La matinée et le repas de midi laissés derrière eux, les maçons ont quitté la salle pour descendre dans les rues de La Chaux-de-Fonds. «Stop à l’appauvrissement! Du temps pour vivre décemment!», «Pas de maçons, pas de maisons», voilà quelques slogans assénés dans le tour du Pod, artère centrale de la ville. Dans les rangs des manifestants, on croise Philippe, fraîchement diplômé, drapeau d’Unia dans les mains et une détermination qu’on devine dans son regard. «J’ai vingt-et-un ans, deux CFC dans la poche, en tant que constructeur de routes et de maçon. Je suis jeune et j’ai le temps pour m’orienter dans un autre domaine professionnel si les choses devaient mal tourner. Mais j’aime mon métier et je manifeste pour que ceux qui n’ont plus l’âge pour une reconversion, puissent continuer à travailler dans des conditions dignes. Je suis là pour tous ces pères de famille qui font des journées interminables sur les chantiers et qui n’ont pas de vie ailleurs que dans leur boulot. Eux, ils ne voient pas grandir leurs enfants et il faut que cela change. Mon père est lui aussi dans la construction. Petit, quand je lui demandais de jouer avec moi au foot le week-end, il me répondait toujours qu’il était trop fatigué. Il était épuisé par le travail.»

 

Une marche noble

Pas loin, deux amis en troisième et dernière année d’apprentissage affichent la même fermeté. «Les patrons n’ont pas compris qu’il y a une grande pénurie de main-d’œuvre, s’insurge Philippe. Je peux trouver du boulot en cinq minutes une fois que j’aurai terminé ma formation. Mais je n’ai pas envie de poursuivre aux conditions que veut appliquer la SSE. J’aime ce que je fais et je me battrai pour continuer à le faire dans des conditions acceptables.» Le cortège arrive au terme de sa boucle. A sa dernière halte, les participants saluent avec une minute de silence la mémoire de ces ouvriers décédés sur leurs lieux de travail et ils adressent une pensée aux collègues malades et blessés. 

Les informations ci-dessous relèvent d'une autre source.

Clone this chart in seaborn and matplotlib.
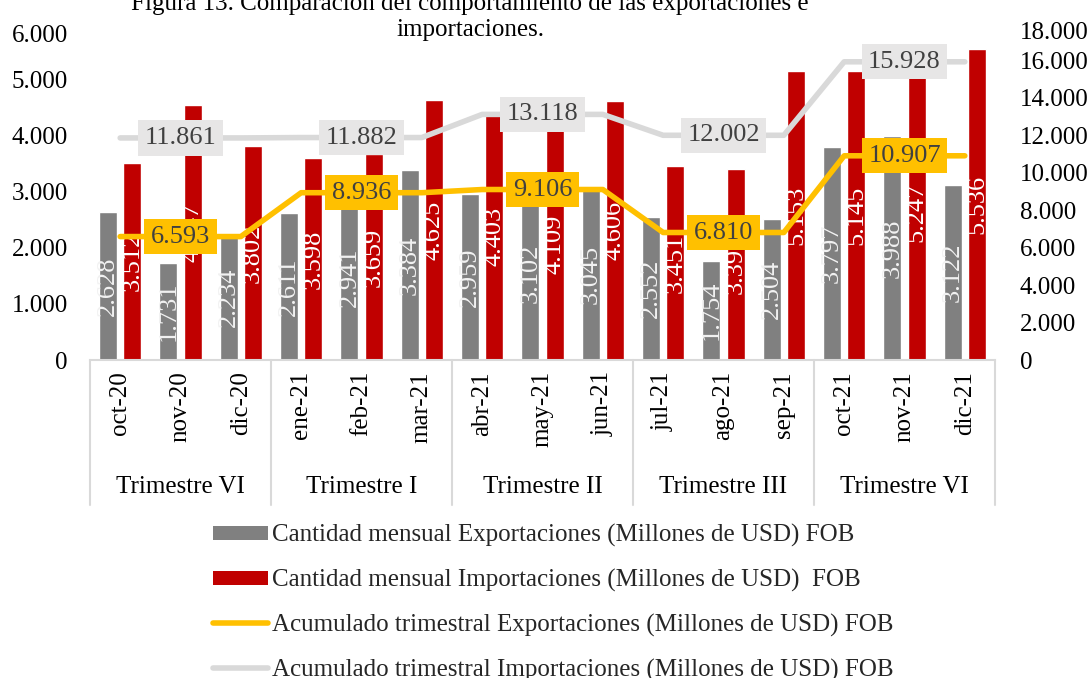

Puis, tout le monde entonne «Grândola, Vila Morena» marche noble, hymne de la Révolution des Œillets, avant qu’Anne-May Boillat, secrétaire syndicale à Unia Transjurane n’adresse aux manifestants un bref discours. «Vous bâtissez notre pays par tous les temps. Chaque matin vous partez au chantier pour que l’on soit à l’abri, pour que nos maisons nous protègent du chaud, du froid, de la canicule et des intempéries (…). Sans vous, notre pays ne tiendrait pas debout. Sans vous, nous serions tous à la rue, exposés, isolés, vulnérables.» La syndicaliste a parcouru ensuite l’essentiel des revendications qui motivent la grève, avant de conclure avec une image forte. «Nous exigeons que la SSE quitte immédiatement le secteur de la destruction et qu’elle revienne dans le secteur de la construction.»

De retour à la Maison du peuple, les maçons se sont donné un nouveau rendez-vous. Il est fixé pour le lendemain à Lausanne, où toute la branche montrera à l’échelle romande, toute sa ténacité.